» **CHALLENGE**:
Would you write out the listing verbatim and skip every picture in it?

» **DATA EXCERPT**:
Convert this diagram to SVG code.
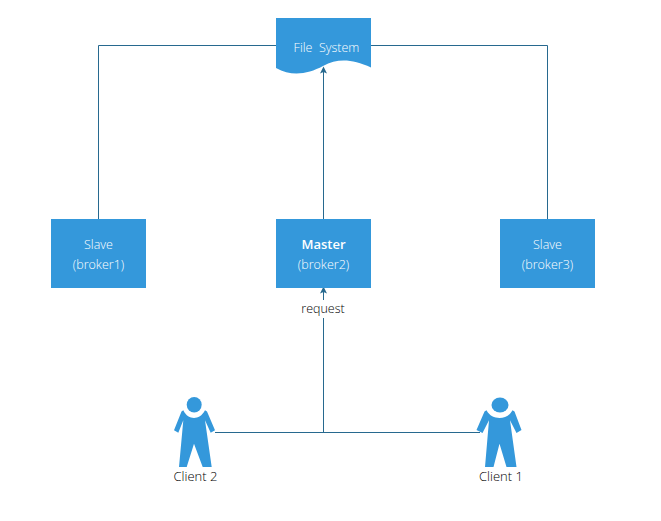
<svg xmlns="http://www.w3.org/2000/svg" width="661" height="521" viewBox="0 0 661 521">
<style>
text{font-family:"Open Sans","Noto Sans","Liberation Sans",sans-serif;font-size:12.5px;text-anchor:middle}
.w{fill:#fff;font-weight:300}
.d{fill:#000;font-weight:300}
.l{font-size:13px}
.b{fill:#3498db}
.c{fill:none;stroke:#27698f;stroke-width:1}
</style>
<defs>
<marker id="a" markerUnits="userSpaceOnUse" markerWidth="8" markerHeight="8" refX="3.5" refY="3.5" orient="auto"><path d="M0 0L7 3.500L0 7L1.500 3.500Z" fill="#27698f"/></marker>
</defs>
<rect width="661" height="521" fill="#fff"/>
<g id="connectors">
<path class="c" d="M276 45.500H98.500V219"/>
<path class="c" d="M371 45.500H547.500V219"/>
<path class="c" d="M323.500 219V70" marker-end="url(#a)"/>
<path class="c" d="M215 432.500H480"/>
<path class="c" d="M323.500 432.500V290" marker-end="url(#a)"/>
<rect x="300" y="300" width="47" height="18" fill="#fff"/>
<text class="d" x="323" y="313">request</text>
</g>
<g id="file-system">
<path class="b" d="M276 18H371V67.500C352 59 338 58 323 66C308 74 292 77 276 68Z"/>
<text class="w" x="326.500" y="52" xml:space="preserve">File  System</text>
</g>
<g id="slave1"><rect class="b" x="51" y="219" width="95" height="69"/><text class="w" x="98.500" y="249">Slave</text><text class="w" x="98.500" y="269">(broker1)</text></g>
<g id="master"><rect class="b" x="276" y="219" width="95" height="69"/><text x="323.500" y="249" fill="#fff" font-weight="600" style="font-size:13px">Master</text><text class="w" x="323.500" y="269">(broker2)</text></g>
<g id="slave3"><rect class="b" x="500" y="219" width="95" height="69"/><text class="w" x="547.500" y="249">Slave</text><text class="w" x="547.500" y="269">(broker3)</text></g>
<g id="client2"><ellipse class="b" cx="194.200" cy="404.800" rx="7.500" ry="7.800"/><path class="b" transform="translate(194 422)" d="M-10.700 -11.700C-8 -6 -4 -4 0 -4C4 -4 8 -6 11 -11.700L13 -10.500L21 8.300L16.700 10.700L11 -1.700L17.700 45L8.700 45L0 21.700L-7.300 45L-15 45L-10.700 -1.700L-15.700 10.700L-20 8.300L-12.500 -10.500Z"/><text class="d l" x="195.500" y="481">Client 2</text></g>
<g id="client1"><ellipse class="b" cx="500" cy="405" rx="8.500" ry="7.500"/><path class="b" transform="translate(499.500 422)" d="M-13 -11.700C-10 -6 -5 -4 0 -4C5 -4 10 -6 13 -11.700L15 -10.500L22 8L17 11L10.500 -1.700L17 45L7 45L0 21.700L-6 45L-14.500 45L-10.500 -1.700L-17 11L-23 8L-15 -10.500Z"/><text class="d l" x="501" y="481">Client 1</text></g>
</svg>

» **FULL ANSWER**:
Convert this diagram to SVG code.
<svg xmlns="http://www.w3.org/2000/svg" width="661" height="521" viewBox="0 0 661 521">
<style>
text{font-family:"Open Sans","Noto Sans","Liberation Sans",sans-serif;font-size:12.5px;text-anchor:middle}
.w{fill:#fff;font-weight:300}
.d{fill:#000;font-weight:300}
.l{font-size:13px}
.b{fill:#3498db}
.c{fill:none;stroke:#27698f;stroke-width:1}
</style>
<defs>
<marker id="a" markerUnits="userSpaceOnUse" markerWidth="8" markerHeight="8" refX="3.5" refY="3.5" orient="auto"><path d="M0 0L7 3.500L0 7L1.500 3.500Z" fill="#27698f"/></marker>
</defs>
<rect width="661" height="521" fill="#fff"/>
<g id="connectors">
<path class="c" d="M276 45.500H98.500V219"/>
<path class="c" d="M371 45.500H547.500V219"/>
<path class="c" d="M323.500 219V70" marker-end="url(#a)"/>
<path class="c" d="M215 432.500H480"/>
<path class="c" d="M323.500 432.500V290" marker-end="url(#a)"/>
<rect x="300" y="300" width="47" height="18" fill="#fff"/>
<text class="d" x="323" y="313">request</text>
</g>
<g id="file-system">
<path class="b" d="M276 18H371V67.500C352 59 338 58 323 66C308 74 292 77 276 68Z"/>
<text class="w" x="326.500" y="52" xml:space="preserve">File  System</text>
</g>
<g id="slave1"><rect class="b" x="51" y="219" width="95" height="69"/><text class="w" x="98.500" y="249">Slave</text><text class="w" x="98.500" y="269">(broker1)</text></g>
<g id="master"><rect class="b" x="276" y="219" width="95" height="69"/><text x="323.500" y="249" fill="#fff" font-weight="600" style="font-size:13px">Master</text><text class="w" x="323.500" y="269">(broker2)</text></g>
<g id="slave3"><rect class="b" x="500" y="219" width="95" height="69"/><text class="w" x="547.500" y="249">Slave</text><text class="w" x="547.500" y="269">(broker3)</text></g>
<g id="client2"><ellipse class="b" cx="194.200" cy="404.800" rx="7.500" ry="7.800"/><path class="b" transform="translate(194 422)" d="M-10.700 -11.700C-8 -6 -4 -4 0 -4C4 -4 8 -6 11 -11.700L13 -10.500L21 8.300L16.700 10.700L11 -1.700L17.700 45L8.700 45L0 21.700L-7.300 45L-15 45L-10.700 -1.700L-15.700 10.700L-20 8.300L-12.500 -10.500Z"/><text class="d l" x="195.500" y="481">Client 2</text></g>
<g id="client1"><ellipse class="b" cx="500" cy="405" rx="8.500" ry="7.500"/><path class="b" transform="translate(499.500 422)" d="M-13 -11.700C-10 -6 -5 -4 0 -4C5 -4 10 -6 13 -11.700L15 -10.500L22 8L17 11L10.500 -1.700L17 45L7 45L0 21.700L-6 45L-14.500 45L-10.500 -1.700L-17 11L-23 8L-15 -10.500Z"/><text class="d l" x="501" y="481">Client 1</text></g>
</svg>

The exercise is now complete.